Town hall meeting heeded City College student voices

Mult-Use Building at City College of San Francisco. On September 6, 2016, PG&E informed City College of San Francisco of a power outage in Ocean Campus and the surrounding areas. The power outage cased an electrical failure in the MUB facility, which caused classes to be cancelled and relocated through out the week. San Francisco, California, September 16, 2016. (Photo by: Izar Decleto/The Guardsman)

 

By Dakari Thomas

City College held a three-hour legislative Town Hall meeting on Oct. 31 to address the concerns of students that included topics including the accessibility of financial aid, campus safety and information distribution

Several directors and delegates for the Student Senate of California Community Colleges (SSCCC) discussed what SSCCC regional affair director Tabitha Romero called “productive and informative.”

“Last year alone the Bay Area forfeited over $33 million in Pell Grants just to students not filling out the application,” SSCCC Regional Affairs Manager Jake Brymner said. “We have to block these barriers out so that students aren’t confused or discouraging the process that stops people from getting aid. It sometimes ultimately decides if they enroll to our schools.”

Hands-on discourse allowed the some 15 students to challenge the solutions and future plans introduced, as well as to give feedback on the Free Application for Federal Student Aid process and the recent changes to the Board of Governors (BOG) fee waiver.

In what used to be a waiver that most students qualified for to remove their enrollment fees on a needs-based criteria, the BOG fee waiver has new academic requirements that may correlate with a drop in enrollment.

BOG member Hasun Khan ensures that the new policy changes have affected the bigger-picture goal of supplying students who need assistance.

“When you look at state options as it pertains to tuition coverage, we’re leading the nation. We have around $2.3 million and cover around half of them,” Khan said.

Another problem addressed was the statement that City College should be treated differently due to the college’s large population and multiple campuses, and should not put in the same category as traditional community colleges with only one campus and much fewer students.

“Most schools are sectioned off into groups. Peralta Community College District is comprised of Berkeley City College, College of Alameda, Laney College and Merritt College,” said Jonathan Leigh, president of the City College Ocean Campus Associated Student Council. “They all only have one campus; City College itself is eight different campuses in one city.”

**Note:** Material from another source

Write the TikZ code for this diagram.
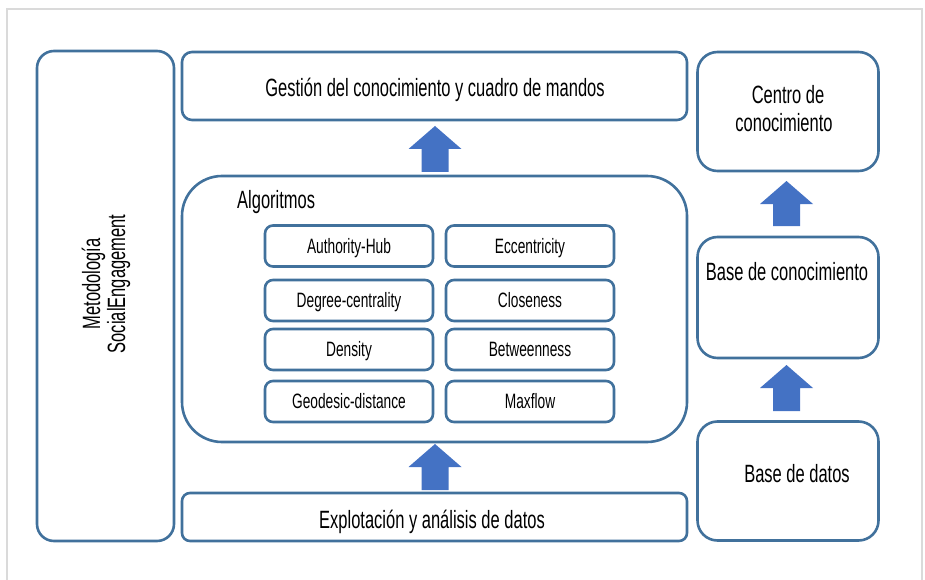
\documentclass[tikz,border=0pt]{standalone}
\usepackage{fontspec}
\setmainfont{Liberation Sans}[FakeStretch=0.66]
\definecolor{bord}{RGB}{65,113,156}
\definecolor{arrowc}{RGB}{68,114,196}
\definecolor{frame}{RGB}{218,218,218}
\tikzset{
  x=1pt,y=-1pt,
  box/.style={draw=bord, line width=2.6pt, fill=white, inner sep=0pt},
  bigtxt/.style={font=\fontsize{25}{28}\selectfont, align=center, inner sep=0pt},
  smalltxt/.style={font=\fontsize{20.8}{24}\selectfont},
  algbox/.style={box, rounded corners=8pt, minimum width=168pt, minimum height=41pt, smalltxt, text height=14.5pt, text depth=0pt},
  blockup/.style={fill=arrowc}
}
\newcommand{\blockarrow}[4]{% name, center x, tip y, bottom y
  \fill[blockup] (#2,#3) coordinate (#1tip) -- (#2+26.5,#3+23) -- (#2+13.5,#3+23) -- (#2+13.5,#4) coordinate (#1bot)
   -- (#2-13.5,#4) -- (#2-13.5,#3+23) -- (#2-26.5,#3+23) -- cycle;}
\begin{document}
\begin{tikzpicture}
\useasboundingbox (0,0) rectangle (925,580);
% outer frame
\draw[frame, line width=1.6pt] (7,585) -- (7,9) -- (922,9) -- (922,585);

% left box
\node[box, rounded corners=17pt, minimum width=137pt, minimum height=490pt] (met) at (105.5,296) {};
\node[bigtxt, font=\fontsize{25}{25}\selectfont, rotate=90] (mett) at (106,284) {Metodología\\SocialEngagement};

% top box
\node[box, rounded corners=10pt, minimum width=505pt, minimum height=68pt] (ges) at (434.5,86) {};
\node[bigtxt, anchor=base] (gest) at (435,97) {Gestión del conocimiento y cuadro de mandos};

% algorithms box
\node[box, rounded corners=40pt, minimum width=505pt, minimum height=266pt] (alg) at (434.5,309) {};
\node[bigtxt, anchor=base west] (algt) at (237,208) {Algoritmos};

\node[algbox] (a1) at (349,246) {Authority-Hub};
\node[algbox] (a2) at (530,246) {Eccentricity};
\node[algbox] (a3) at (349,300.5) {Degree-centrality};
\node[algbox] (a4) at (530,300.5) {Closeness};
\node[algbox] (a5) at (349,349.5) {Density};
\node[algbox] (a6) at (530,349.5) {Betweenness};
\node[algbox] (a7) at (349,401.5) {Geodesic-distance};
\node[algbox] (a8) at (530,401.5) {Maxflow};

% bottom box
\node[box, rounded corners=8pt, minimum width=505pt, minimum height=48pt] (exp) at (434.5,517) {};
\node[bigtxt, anchor=base] (expt) at (432,528) {Explotación y análisis de datos};

% right column
\node[box, rounded corners=20pt, minimum width=181pt, minimum height=119pt] (cen) at (788,111.5) {};
\node[bigtxt, anchor=base] (cent1) at (788,104) {Centro de};
\node[bigtxt, anchor=base] (cent2) at (784,132) {conocimiento};
\node[box, rounded corners=20pt, minimum width=181pt, minimum height=121pt] (bco) at (788,297.5) {};
\node[bigtxt, anchor=base] (bcot) at (787,280) {Base de conocimiento};
\node[box, rounded corners=20pt, minimum width=181pt, minimum height=119pt] (bda) at (788,481) {};
\node[bigtxt, anchor=base] (bdat) at (797,482) {Base de datos};

% block arrows
\blockarrow{ua}{435}{126}{172}
\blockarrow{ub}{435}{444}{490}
\blockarrow{uc}{786.5}{181}{226}
\blockarrow{ud}{786.5}{365}{411}
\end{tikzpicture}
\end{document}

What stands in the way of this proposal is 30,000 of the college’s 70,000 students not being full-time, credited students—”student leaders.”

“With only 1.5 out of 2.5 students able to be student leaders, we can’t recruit out of the entire group of students we have. We also can’t advocate for those students’ needs as well,” Leigh said.

When asked if she was dejected by the attendance or if there was a silver lining, Romero expressed encouragement.

“We didn’t expect a large turnout due to the some of the issues established in the meeting with student leaders, but just the discourse in general for who showed up was really encouraging,” Romero said. “I feel like we’re making progress and making students aware of the power they have.”

Though this is City College’s last Town Hall meeting for 2016, there will continue to be multiple meetings concerning California’s community colleges across the Bay Area.